After singing, we got into small groups and shared prayer requests and prayed for each other. Most of the men in my group wanted to pray for persecuted Christians in Iraq that they would stand firm in such times. Yeah, that was their biggest prayer request and it was humbling to say the least.
It was such a beautiful time and I thought to myself how thankful our church had begun this as well. I then thought how these guys were so ahead of us! These guys reminded me of what church is supposed to look like (Acts 2:42-47).
After some times of prayer, Scripture reading, and testimonies, I grabbed a microphone and began to preach from Romans 6. I shared with them a message entitled “Jesus Didn’t Die for You to Continue in Sin.” Let’s just say that those men were very responsive, and the more they encouraged me, the more expressive I got, and well, let’s just say, we had some church up in there.
My microphone went out and had to step away from the podium to grab another one to finish the message. I was sweating like crazy. One of the officers had to approach me in the middle of the sermon for me to tell a prisoner to come with him. It was chaotic and beautiful all at the same time.
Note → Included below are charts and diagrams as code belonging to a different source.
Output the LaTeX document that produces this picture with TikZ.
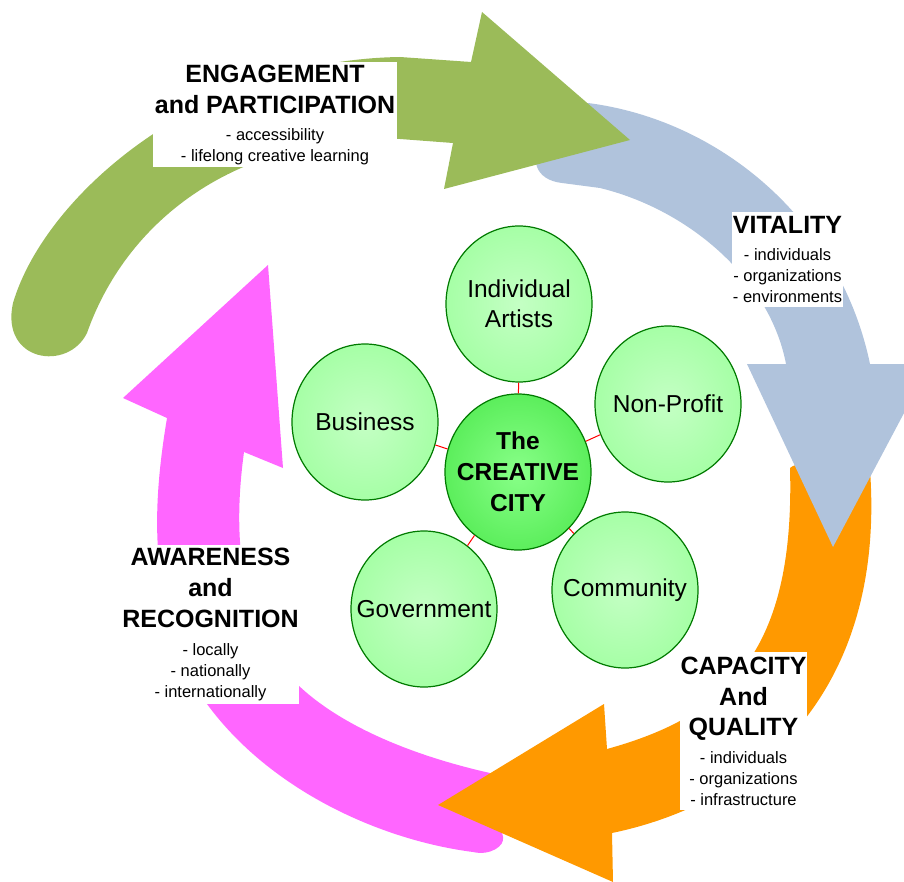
\documentclass[tikz,border=0pt]{standalone}
\usepackage{fontspec}
\setmainfont{Liberation Sans}
\usetikzlibrary{shapes.geometric}
\definecolor{greenarr}{HTML}{9BBB59}
\definecolor{bluearr}{HTML}{B0C3DC}
\definecolor{orangearr}{HTML}{FF9900}
\definecolor{pinkarr}{HTML}{FF66FF}
\definecolor{rimgreen}{HTML}{007A00}
\definecolor{palegr}{HTML}{C4FFC4}
\definecolor{softgr}{HTML}{A6FFA6}
\definecolor{brightgr}{HTML}{88FF88}
\definecolor{cityrim}{HTML}{5CEE5C}
\newcommand\headfont{\fontsize{25}{31}\selectfont\bfseries}
\newcommand\itemfont{\fontsize{16.5}{21}\selectfont}
\newcommand\hd[1]{{\headfont #1}}
\begin{document}
\begin{tikzpicture}[x=1pt,y=-1pt,
  group/.style={ellipse,draw=rimgreen,line width=1.2pt,minimum width=146pt,minimum height=156pt,
    inner sep=0pt,shading=radial,inner color=palegr,outer color=softgr},
  grouptext/.style={align=center,font=\fontsize{24.5}{30}\selectfont},
  citytext/.style={align=center,font=\fontsize{24.5}{31}\selectfont\bfseries},
  lblbox/.style={fill=white,inner sep=0pt,align=center,font=\itemfont},
  link/.style={red,line width=1pt}]
\useasboundingbox (0,0) rectangle (904,882);
\clip (0,0) rectangle (904,882);

\fill[pinkarr] (268,265) -- (123,398) -- (167,418)
  .. controls (150,520) and (150,610) .. (207,704)
  .. controls (270,790) and (380,840) .. (473,852)
  .. controls (490,856) and (505,846) .. (503,837) -- (490,773)
  .. controls (410,755) and (340,725) .. (298,685)
  .. controls (240,625) and (232,540) .. (244,452)
  -- (283,468) -- cycle;

\fill[orangearr] (607,749) -- (604,704) -- (438,805) -- (613,882) -- (612,833)
  .. controls (770,800) and (885,680) .. (870,470)
  .. controls (860,462) and (800,458) .. (790,468)
  .. controls (795,650) and (730,715) .. (607,749) -- cycle;

\fill[bluearr] (747,364) -- (786,364)
  .. controls (770,280) and (690,210) .. (600,188) -- (562,183)
  .. controls (535,180) and (528,158) .. (545,138) -- (588,103)
  .. controls (720,120) and (840,220) .. (870,364)
  -- (930,364) -- (833,547) -- cycle;

\fill[greenarr] (471,62) -- (482,12) -- (630,140) -- (444,189) -- (453,143) -- (400,139)
  .. controls (230,135) and (125,225) .. (87,333)
  .. controls (68,372) and (0,362) .. (13,303)
  .. controls (45,195) and (200,60) .. (400,57) -- cycle;

\node[lblbox,minimum width=244pt,minimum height=105pt] (engage) at (275,114.5)
  {\hd{ENGAGEMENT}\\[10pt]\hd{and PARTICIPATION}\\[6pt]- accessibility\\- lifelong creative learning};
\node[lblbox,minimum width=111pt,minimum height=95pt] (vitality) at (787.5,259.5)
  {\hd{VITALITY}\\[6pt]- individuals\\- organizations\\- environments};
\node[lblbox,minimum width=127pt,minimum height=158pt] (capacity) at (743.5,731)
  {\hd{CAPACITY}\\[10pt]\hd{And}\\[9pt]\hd{QUALITY}\\[7pt]- individuals\\- organizations\\- infrastructure};
\node[lblbox,minimum width=175pt,minimum height=159pt] (awareness) at (210.5,624.5)
  {\hd{AWARENESS}\\[10pt]\hd{and}\\[10pt]\hd{RECOGNITION}\\[7pt]- locally\\- nationally\\- internationally};

\node[group,label={[grouptext]center:Individual\\Artists}] (artists) at (519,304) {};
\node[group,label={[grouptext]center:Non-Profit}] (nonprofit) at (668,404) {};
\node[group,label={[grouptext]center:Business}] (business) at (365,422) {};
\node[group,label={[grouptext]center:Government}] (government) at (424,609) {};
\node[group,label={[grouptext]center:Community}] (community) at (625,590) {};
\node[group,inner color=brightgr,outer color=cityrim,label={[citytext]center:The\\CREATIVE\\CITY}] (city) at (518,472) {};

\foreach \g in {artists,nonprofit,community,government,business}
  \draw[link] (city) -- (\g);
\end{tikzpicture}
\end{document}
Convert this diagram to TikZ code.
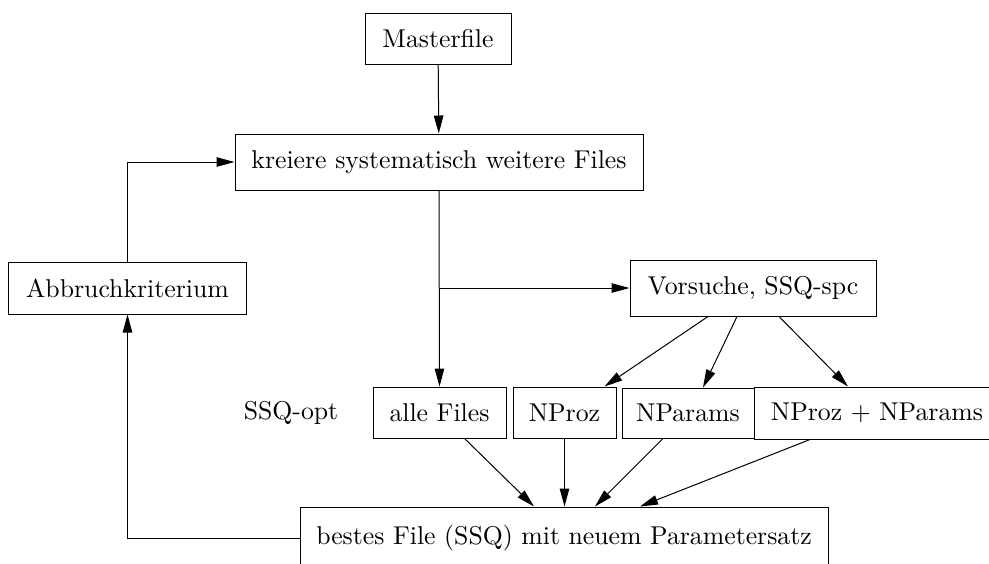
\documentclass[tikz,border=0pt]{standalone}
\usetikzlibrary{arrows.meta,calc}
\begin{document}
\begin{tikzpicture}[x=0.4pt,y=-0.4pt,
  font=\fontsize{10.3}{12}\selectfont,
  box/.style={draw,line width=0.4pt,inner sep=0pt,align=center},
  arr/.style={-{Triangle[length=7.2pt,width=3.8pt]},line width=0.4pt},
  ln/.style={line width=0.4pt}]
\useasboundingbox (0,0) rectangle (989,563);
\clip (0,0) rectangle (989,563);

% boxes
\node[box,minimum width=146*0.4pt,minimum height=51*0.4pt] (master) at (438,38.5) {Masterfile};
\node[box,minimum width=408*0.4pt,minimum height=56*0.4pt] (kreiere) at (439,162) {kreiere systematisch weitere Files};
\node[box,minimum width=237*0.4pt,minimum height=52*0.4pt] (abbruch) at (127.5,288) {Abbruchkriterium};
\node[box,minimum width=246*0.4pt,minimum height=56*0.4pt] (vorsuche) at (753,288) {Vorsuche, SSQ-spc};
\node (ssqopt) at (291,413) {SSQ-opt};
\node[box,minimum width=133*0.4pt,minimum height=51*0.4pt] (alle) at (439.5,412.5) {alle Files};
\node[box,minimum width=103*0.4pt,minimum height=51*0.4pt] (nproz) at (564.5,412.5) {NProz};
\node[box,minimum width=132*0.4pt,minimum height=50*0.4pt] (nparams) at (688,413) {NParams};
\node[box,minimum width=246*0.4pt,minimum height=52*0.4pt] (both) at (877,413) {NProz + NParams};
\node[box,minimum width=528*0.4pt,minimum height=62*0.4pt] (best) at (564,538) {bestes File (SSQ) mit neuem Parametersatz};

% connectors
\draw[arr] (master) -- (kreiere);
\draw[arr] (kreiere.south) -- (alle.north);
\coordinate (split) at (kreiere.south |- vorsuche.west);
\draw[arr] (split) -- (vorsuche.west);
\draw[arr] (abbruch.north) |- (kreiere.west);
\draw[arr] (best.west) -| (abbruch.south);

\draw[arr] ([xshift=-45*0.4pt]vorsuche.south) -- ([xshift=40*0.4pt]nproz.north);
\draw[arr] ([xshift=-16*0.4pt]vorsuche.south) -- ([xshift=15*0.4pt]nparams.north);
\draw[arr] ([xshift=26*0.4pt]vorsuche.south) -- ([xshift=-29*0.4pt]both.north);

\draw[arr] ([xshift=25*0.4pt]alle.south) -- ([xshift=-30*0.4pt]best.north);
\draw[arr] (nproz.south) -- (nproz.south |- best.north);
\draw[arr] ([xshift=-25*0.4pt]nparams.south) -- ([xshift=31*0.4pt]best.north);
\draw[arr] ([xshift=-67*0.4pt]both.south) -- ([xshift=76*0.4pt]best.north);
\end{tikzpicture}
\end{document}
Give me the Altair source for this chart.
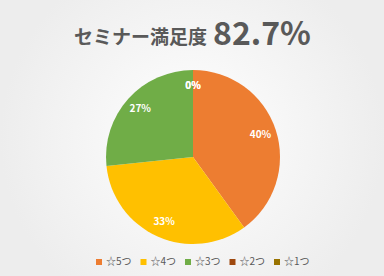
import altair as alt
import pandas as pd

ratings = ["☆5つ", "☆4つ", "☆3つ", "☆2つ", "☆1つ"]
counts = [6, 5, 4, 0, 0]
colors = ["#ED7D31", "#FFC000", "#70AD47", "#9E480E", "#997300"]
title_text = ["セミナー満足度"]
score_text = ["82.7%"]

FONT = "Noto Sans CJK JP"
W, H = 384, 276
CX, CY = 193, 157

df = pd.DataFrame({"rating": ratings, "count": counts, "rank": list(range(len(ratings)))})
df["pct"] = df["count"] / df["count"].sum()

bg = alt.Chart(pd.DataFrame({"a": [0]})).mark_rect(
    fill=alt.RadialGradient(
        gradient="radial",
        stops=[
            alt.GradientStop(offset=0, color="#ffffff"),
            alt.GradientStop(offset=1, color="#ededed"),
        ],
    )
).encode(x=alt.value(0), x2=alt.value(W), y=alt.value(0), y2=alt.value(H))

base = alt.Chart(df).encode(
    theta=alt.Theta("count:Q", stack=True),
    order=alt.Order("rank:Q"),
)

pie = base.mark_arc(outerRadius=87).encode(
    color=alt.Color(
        "rating:N",
        scale=alt.Scale(domain=ratings, range=colors),
        legend=alt.Legend(
            title=None,
            orient="none",
            legendX=94,
            legendY=257,
            direction="horizontal",
            symbolType="square",
            symbolSize=36,
            symbolStrokeWidth=0,
            labelFontSize=10,
            labelColor="#595959",
            labelFont=FONT,
            labelOffset=2,
            columnPadding=6.5,
            padding=0,
        ),
    ),
    x=alt.value(CX),
    y=alt.value(CY),
)

labels = base.mark_text(
    radius=71, color="white", fontSize=10, fontWeight="bold", font=FONT
).encode(
    text=alt.Text("pct:Q", format=".0%"),
    x=alt.value(CX),
    y=alt.value(CY),
)

t1 = alt.Chart(pd.DataFrame({"t": title_text})).mark_text(
    align="right", baseline="alphabetic", fontSize=19, fontWeight="bold",
    color="#595959", font=FONT
).encode(text="t:N", x=alt.value(207), y=alt.value(44))

t2 = alt.Chart(pd.DataFrame({"t": score_text})).mark_text(
    align="left", baseline="alphabetic", fontSize=32, fontWeight="bold",
    color="#595959", font=FONT
).encode(text="t:N", x=alt.value(213), y=alt.value(45))

chart = alt.layer(bg, pie, labels, t1, t2).properties(
    width=W, height=H, padding=0, autosize="none"
).configure_view(stroke=None).configure(background="#f2f2f2")

chart.save("out.html", embed_options={"renderer": "svg", "actions": False})
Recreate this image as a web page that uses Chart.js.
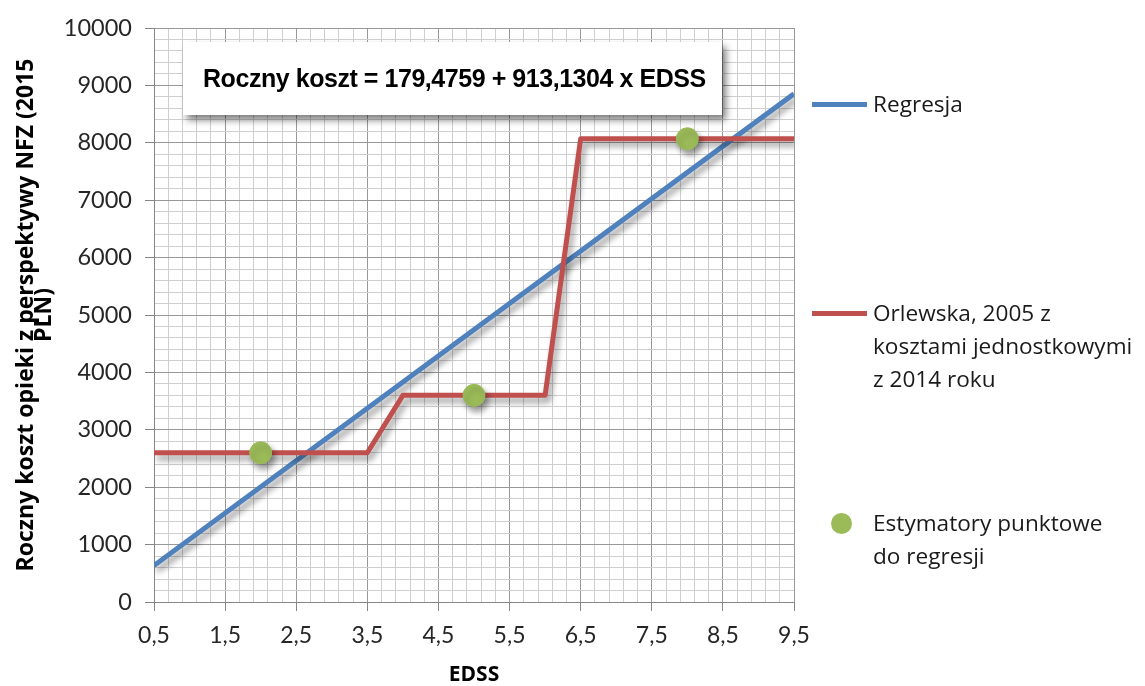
<!DOCTYPE html>
<html>
<head>
<meta charset="utf-8">
<script src="https://cdn.jsdelivr.net/npm/chart.js@4"></script>
<style>
  body { margin: 0; background: #fff; }
  #wrap { position: relative; width: 1145px; height: 686px; }
  #eq {
    position: absolute; left: 183px; top: 42px; width: 539px; height: 73px;
    background: #fff; box-shadow: 4px 5px 7px rgba(0,0,0,0.5);
    font-family: "Liberation Sans", Arial, sans-serif; font-weight: bold;
    font-size: 25px; letter-spacing: -0.45px; color: #000;
    box-sizing: border-box; padding-left: 20px; line-height: 73px; white-space: nowrap;
  }
  .leg { position: absolute; left: 812px; font-family: "Open Sans", sans-serif; font-size: 22.6px; color: #1a1a1a; line-height: 33px; }
  .leg .sw { position: absolute; left: 0; width: 55px; height: 5px; }
  .leg .txt { position: absolute; left: 61px; white-space: nowrap; }
  .leg .dot { position: absolute; left: 19px; width: 21px; height: 21px; border-radius: 50%; background: #9BBB59; }
</style>
</head>
<body>
<div id="wrap">
  <canvas id="costChart" width="1145" height="686"></canvas>
  <div id="eq">Roczny koszt = 179,4759 + 913,1304 x EDSS</div>
  <div class="leg" style="top:87px">
    <div class="sw" style="top:15px;background:#4F81BD"></div>
    <div class="txt" style="top:0">Regresja</div>
  </div>
  <div class="leg" style="top:296px">
    <div class="sw" style="top:15px;background:#C0504D"></div>
    <div class="txt" style="top:0">Orlewska, 2005 z<br>kosztami jednostkowymi<br>z 2014 roku</div>
  </div>
  <div class="leg" style="top:506px">
    <div class="dot" style="top:7px"></div>
    <div class="txt" style="top:0">Estymatory punktowe<br>do regresji</div>
  </div>
</div>
<script>
// regresja: Roczny koszt = 179,4759 + 913,1304 x EDSS (read at the axis ends)
const regX = [0.5, 9.5]
const regY = [636, 8854]

// Orlewska 2005, koszty jednostkowe 2014
const orlX = [0.5, 3.5, 4, 6, 6.5, 9.5]
const orlY = [2600, 2600, 3600, 3600, 8070, 8070]

// estymatory punktowe
const estX = [2, 5, 8]
const estY = [2600, 3600, 8070]

const xMin = 0.5, xMax = 9.5, xMinorStep = 0.2
const yMin = 0, yMax = 10000, yMinorStep = 200

const toPoints = (xs, ys) => xs.map((x, i) => ({x: x, y: ys[i]}))

const majorGrid = '#989898'
const minorGrid = '#cfcfcf'
const axisColor = '#868686'

// shadow under lines and dots like in the excel original
const shadowPlugin = {
  id: 'shadow',
  beforeDatasetDraw(chart) {
    const ctx = chart.ctx
    ctx.save()
    ctx.shadowColor = 'rgba(0,0,0,0.4)'
    ctx.shadowBlur = 6
    ctx.shadowOffsetX = 3
    ctx.shadowOffsetY = 5
  },
  afterDatasetDraw(chart) {
    chart.ctx.restore()
  }
}

const costConfig = {
  type: 'scatter',
  data: {
    datasets: [
      {
        label: 'Estymatory punktowe do regresji',
        data: toPoints(estX, estY),
        backgroundColor: '#9BBB59',
        borderColor: '#9BBB59',
        pointRadius: 11,
        pointHoverRadius: 11,
        order: 0
      },
      {
        label: 'Orlewska, 2005 z kosztami jednostkowymi z 2014 roku',
        data: toPoints(orlX, orlY),
        showLine: true,
        borderColor: '#C0504D',
        borderWidth: 5,
        borderJoinStyle: 'round',
        pointRadius: 0,
        order: 1
      },
      {
        label: 'Regresja',
        data: toPoints(regX, regY),
        showLine: true,
        borderColor: '#4F81BD',
        borderWidth: 5,
        pointRadius: 0,
        order: 2
      }
    ]
  },
  options: {
    responsive: false,
    animation: false,
    devicePixelRatio: 1,
    layout: { padding: { left: 0, top: 28, right: 351, bottom: 0 } },
    plugins: {
      legend: { display: false },
      tooltip: { enabled: false }
    },
    scales: {
      x: {
        type: 'linear',
        min: xMin,
        max: xMax,
        afterBuildTicks: (scale) => {
          const t = []
          for (let i = 0; i <= Math.round((xMax - xMin) / xMinorStep); i++) {
            t.push({ value: +(xMin + i * xMinorStep).toFixed(2) })
          }
          scale.ticks = t
        },
        afterFit: (scale) => { scale.height = 84 },
        ticks: {
          autoSkip: false,
          maxRotation: 0,
          padding: 11,
          color: '#262626',
          font: { family: 'Lato', size: 23 },
          callback: (v, i) => (i % 5 === 0 ? v.toFixed(1).replace('.', ',') : '')
        },
        grid: {
          color: (c) => (c.index % 5 === 0 ? majorGrid : minorGrid),
          tickColor: (c) => (c.index % 5 === 0 ? axisColor : 'rgba(0,0,0,0)'),
          tickLength: 9
        },
        border: { color: axisColor },
        title: {
          display: true,
          text: 'EDSS',
          color: '#000',
          font: { family: 'Open Sans', size: 21, weight: 'bold', lineHeight: 1 },
          padding: { top: 0, bottom: 0 }
        }
      },
      y: {
        type: 'linear',
        min: yMin,
        max: yMax,
        afterBuildTicks: (scale) => {
          const t = []
          for (let v = yMin; v <= yMax; v += yMinorStep) t.push({ value: v })
          scale.ticks = t
        },
        afterFit: (scale) => { scale.width = 154 },
        ticks: {
          autoSkip: false,
          padding: 13,
          color: '#262626',
          font: { family: 'Lato', size: 23.5 },
          callback: (v, i) => (i % 5 === 0 ? String(v) : '')
        },
        grid: {
          color: (c) => (c.index % 5 === 0 ? majorGrid : minorGrid),
          tickColor: (c) => (c.index % 5 === 0 ? axisColor : 'rgba(0,0,0,0)'),
          tickLength: 9
        },
        border: { color: axisColor },
        title: {
          display: true,
          text: ['Roczny koszt opieki z perspektywy NFZ (2015', 'PLN)'],
          color: '#000',
          font: { family: 'Open Sans', size: 23, weight: 'bold', lineHeight: '18px' },
          padding: { top: 17, bottom: 0 }
        }
      }
    }
  },
  plugins: [shadowPlugin]
}

const costChart = new Chart(document.getElementById('costChart'), costConfig)
</script>
</body>
</html>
This precious time with these precious brothers made me thankful for the things outside of those prison walls that I take for granted. But it also made me value the things within those walls that could not be taken away.
Mark my words, freedom exists behind those fences.
There is a group of men who are doing what they can with the time they have in the place where they are in order to make a difference for Christ and to live holy lives.
While I appreciate all the encouraging words I received from them, they will never know how much good they do for me. These dear brothers are spurring me on to love and good deeds (Heb. 10:24).
Today, thank God for those things we often take for granted. Cherish those gifts. But also, remember the faithfulness of our God and how he is worthy of our devotion regardless of where we might be.